Australia Day honours have thrust two unsung Port Fairy heroes into the spotlight.
Port Fairy Marine Rescue Service members Russell Lemke and Howard Willoughby have been awarded Emergency Service Medals.
The pair have put in a combined 26 years to the marine rescue service, with Mr Willoughby serving for the past 12 years and Mr Lemke a founding member who began his dedication to the cause in 2007.
Both men have played a vital role in establishing the marine rescue service and driving its continued evolution.
They were key contributors in the battle to get a new vessel for the service after its original wad no longer able to meet the growing needs of the marine rescue service.
The new $1.25 million vessel arrived in Port Fairy at the start of 2020, ending a long campaign to secure the required funding.
Mr Lemke said the marine rescue service had been worth its weight in gold since its first vessel hit the water in 2008.
"Before we had the marine rescue service, the town's fisherman had to head out to sea in their own boats and rescue anyone in trouble," Mr Lemke said.
"The state government did a survey and the feedback showed that Port Fairy was an area that needed greater attention. The marine rescue service came out of that and we have been working hard ever since to make the waters around Port Fairy safe for everyone."
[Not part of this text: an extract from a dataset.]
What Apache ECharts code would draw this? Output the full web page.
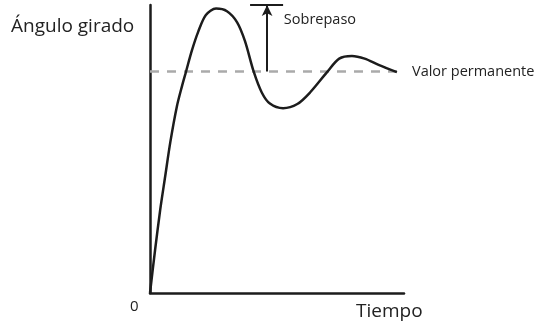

In his time in the service, Mr Lemke has been involved in the rescue of 117 people at sea. He is the current president of the service and continues to be the radio and communications lead.
A retired professional fisherman, Mr Willoughby has used this experience to provide training in the ways of the sea to new members during his time in the service.
"We are lucky to have the great set-up we have now, but we have worked hard for it," Mr Willoughby said.